#### [REQUIREMENT]
Each line from the top of the listing through the one holding "0.02, 0.09, 0.16, 0.23, 0.25]" should be restated word for word, with nothing added and no pictures.

#### [AVAILABLE DATA]

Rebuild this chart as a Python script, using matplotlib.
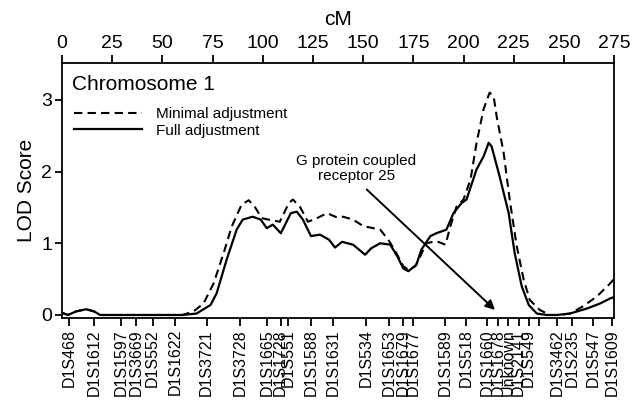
import matplotlib
matplotlib.use("Agg")
import matplotlib.pyplot as plt

plt.rcParams['font.family'] = ['Liberation Sans', 'DejaVu Sans']

# LOD score curves (cM, LOD)
cm_full = [0, 3, 7, 12, 16, 19, 30, 45, 60, 67, 74, 77, 82, 87, 90, 95, 99, 102,
           105, 109, 114, 117, 120, 124, 128.5, 133, 136, 139.5, 145, 151, 154,
           158.5, 163.5, 167, 170, 172.5, 176.5, 179, 183.5, 186.5, 191.5, 195,
           199, 201.5, 206.5, 210, 212.5, 214, 218, 222.5, 225.5, 229, 232.5,
           236.5, 241.5, 246.5, 253, 261.5, 268, 273, 275]
lod_full = [0.03, 0.0, 0.05, 0.08, 0.05, 0.0, 0.0, 0.0, 0.0, 0.02, 0.14, 0.30,
            0.77, 1.19, 1.33, 1.37, 1.33, 1.21, 1.26, 1.14, 1.42, 1.44, 1.33,
            1.10, 1.12, 1.05, 0.94, 1.02, 0.98, 0.84, 0.93, 1.00, 0.98, 0.82,
            0.65, 0.61, 0.70, 0.91, 1.10, 1.14, 1.19, 1.42, 1.56, 1.61, 2.03,
            2.21, 2.40, 2.35, 1.93, 1.42, 0.86, 0.40, 0.14, 0.02, 0.0, 0.0,
            0.02, 0.09, 0.16, 0.23, 0.25]

cm_min = [0, 3, 7, 12, 16, 19, 30, 45, 60, 65.5, 70.5, 75.5, 80.5, 84.5, 89.5,
          93, 96, 99.5, 104.5, 108.5, 113, 115, 118.5, 122.5, 127, 132, 137,
          140, 145, 150, 158.5, 162.5, 166, 170, 172.5, 176, 178.5, 181.5,
          186.5, 191, 193.5, 196.5, 200, 203.5, 206.5, 210, 213, 215, 216.5,
          220, 223, 226.5, 230, 233, 238, 243, 248, 253, 259.5, 266.5, 273, 275]
lod_min = [0.03, 0.0, 0.05, 0.08, 0.05, 0.0, 0.0, 0.0, 0.0, 0.05, 0.16, 0.44,
           0.86, 1.23, 1.54, 1.60, 1.51, 1.35, 1.32, 1.30, 1.56, 1.61, 1.51,
           1.30, 1.35, 1.42, 1.36, 1.37, 1.33, 1.24, 1.19, 1.05, 0.89, 0.68,
           0.63, 0.68, 0.82, 1.00, 1.03, 0.98, 1.24, 1.51, 1.61, 1.89, 2.40,
           2.87, 3.10, 3.05, 2.77, 2.26, 1.61, 0.96, 0.49, 0.21, 0.07, 0.0,
           0.0, 0.02, 0.12, 0.26, 0.44, 0.50]

# marker positions along the chromosome
marker_cm = [3.5, 16.1, 29.4, 36.9, 45.2, 56.3, 72.1, 88.7, 102.0, 108.9, 112.8,
             124.1, 135.2, 151.5, 162.9, 170.1, 175.0, 190.8, 201.3, 211.6,
             217.4, 222.4, 227.4, 232.4, 237.4, 246.5, 254.0, 264.7, 273.9]
marker_names = ['D1S468', 'D1S1612', 'D1S1597', 'D1S3669', 'D1S552', 'D1S1622',
                'D1S3721', 'D1S3728', 'D1S1665', 'D1S1728', 'D1S551', 'D1S1588',
                'D1S1631', 'D1S534', 'D1S1653', 'D1S1679', 'D1S1677', 'D1S1589',
                'D1S518', 'D1S1660', 'D1S1678', 'Unknown', 'D1S2141', 'D1S549',
                '', 'D1S3462', 'D1S235', 'D1S547', 'D1S1609']

cm_ticks = list(range(0, 276, 25))
lod_ticks = [0, 1, 2, 3]

gpr25_label = (146.6, 2.04)
gpr25_arrow_tail = (151.8, 1.75)
gpr25_arrow_head = (215.7, 0.07)

fig = plt.figure(figsize=(6.39, 4.0), dpi=100)
ax = fig.add_axes([0.097, 0.205, 0.864, 0.638])

ax.plot(cm_min, lod_min, color="black", lw=1.5, ls=(0, (4, 2.5)), label="Minimal adjustment")
ax.plot(cm_full, lod_full, color="black", lw=1.6, label="Full adjustment")

ax.set_xlim(0, 275)
ax.set_ylim(-0.042, 3.516)

for s in ax.spines.values():
    s.set_linewidth(1.3)

# cM scale on top
ax.xaxis.tick_top()
ax.xaxis.set_label_position("top")
ax.set_xticks(cm_ticks)
ax.set_xlabel("cM", fontsize=15, labelpad=7)
ax.tick_params(axis="x", direction="out", length=6, width=1.3, labelsize=14, pad=2)

ax.set_yticks(lod_ticks)
ax.set_ylabel("LOD Score", fontsize=15, labelpad=4)
ax.tick_params(axis="y", direction="out", length=5, width=1.3, labelsize=14, pad=2)

# markers on the bottom
sec = ax.secondary_xaxis("bottom")
sec.set_xticks(marker_cm, marker_names, rotation=90, fontsize=11.5)
sec.tick_params(direction="out", length=6, width=1.3, pad=2)
sec.spines["bottom"].set_visible(False)

ax.text(5, 3.21, "Chromosome 1", fontsize=15, ha="left", va="center")
ax.legend(loc="upper left", bbox_to_anchor=(0.021, 0.825), frameon=False,
          fontsize=11, handlelength=4.5, handletextpad=0.9, labelspacing=0.15,
          borderpad=0, borderaxespad=0)

ax.text(gpr25_label[0], gpr25_label[1], "G protein coupled\nreceptor 25",
        fontsize=11, ha="center", va="center", linespacing=1.05)
ax.annotate("", xy=gpr25_arrow_head, xytext=gpr25_arrow_tail,
            arrowprops=dict(arrowstyle="-|>", color="black", lw=1.4,
                            mutation_scale=14, shrinkA=0, shrinkB=0))

plt.savefig("out.png", dpi=100)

#### [OUTPUT FOR THIS TASK]
Rebuild this chart as a Python script, using matplotlib.
import matplotlib
matplotlib.use("Agg")
import matplotlib.pyplot as plt

plt.rcParams['font.family'] = ['Liberation Sans', 'DejaVu Sans']

# LOD score curves (cM, LOD)
cm_full = [0, 3, 7, 12, 16, 19, 30, 45, 60, 67, 74, 77, 82, 87, 90, 95, 99, 102,
           105, 109, 114, 117, 120, 124, 128.5, 133, 136, 139.5, 145, 151, 154,
           158.5, 163.5, 167, 170, 172.5, 176.5, 179, 183.5, 186.5, 191.5, 195,
           199, 201.5, 206.5, 210, 212.5, 214, 218, 222.5, 225.5, 229, 232.5,
           236.5, 241.5, 246.5, 253, 261.5, 268, 273, 275]
lod_full = [0.03, 0.0, 0.05, 0.08, 0.05, 0.0, 0.0, 0.0, 0.0, 0.02, 0.14, 0.30,
            0.77, 1.19, 1.33, 1.37, 1.33, 1.21, 1.26, 1.14, 1.42, 1.44, 1.33,
            1.10, 1.12, 1.05, 0.94, 1.02, 0.98, 0.84, 0.93, 1.00, 0.98, 0.82,
            0.65, 0.61, 0.70, 0.91, 1.10, 1.14, 1.19, 1.42, 1.56, 1.61, 2.03,
            2.21, 2.40, 2.35, 1.93, 1.42, 0.86, 0.40, 0.14, 0.02, 0.0, 0.0,
            0.02, 0.09, 0.16, 0.23, 0.25]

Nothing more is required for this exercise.